Before I list the ingredients, I have to say that I know traditionally pineapple juice is used. However, I didn’t have any and was improvising over Christmas. This turned out gorgeous. so I had to share. I use it for stir fry as well as on its own as a rich dipping sauce. Also, it doesn’t have the bright orange color you are expecting from as sweet & sour sauce. If you use light brown sugar instead it will be paler although it might lack the richness the dark sugar gives. You can, of course, replace the juice I use with pineapple juice.
- 1 tbsp cornflour
- 1 tbsp water
- 1 cup of freshly squeezed orange juice (2 oranges depending on size)
- half a cup of lemon juice (freshly squeezed)
- 8oml rice vinegar
- 74g soft dark brown sugar (muscovado makes it very rich)
- 3tbsp Tomato sauce (ketchup)
- 1 tbsp Tamari or light soy sauce
- Mix the cornflour and water to form a paste.

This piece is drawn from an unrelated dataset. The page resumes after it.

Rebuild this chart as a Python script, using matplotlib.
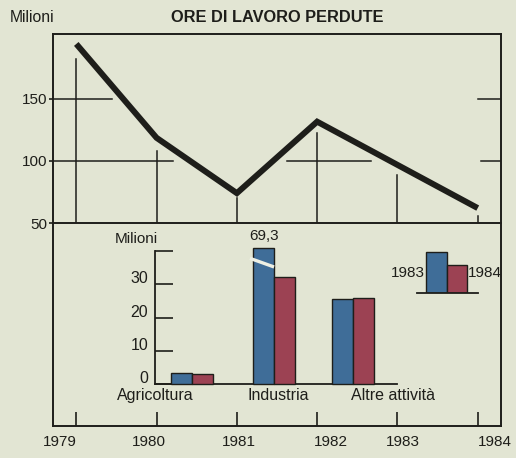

You might need slightly more water depending on the flour brand. Set to one side.
- In a saucepan warm all the other ingredients for about 3-4 minutes before adding the flour paste. Keep stirring over the heat to ensure there are no lumps and you have a smooth rich sauce.
- Have a taste and adjust the seasoning so that it’s balanced. Not too sweet yet sticky.
- If you are short on time, you can put everything into a small hand blender and whizz it all together. Pour it into your stirfry without doing step 2 as the wok will heat it through. However for a dipping sauce then you will need to warm it so that it thickens better.
- If I use this with pork or chicken. Thinly slice the meat, toss in cornflour and fry in a little hot oil in batches for about a minute until golden and crispy. Stir fry your veg and chopped pineapple before returning the meat to the wok, covering with the sauce for serving.
- The sauce will keep in an airtight container in the fridge for at least a week if not two. I make double the portion so I have some on standby.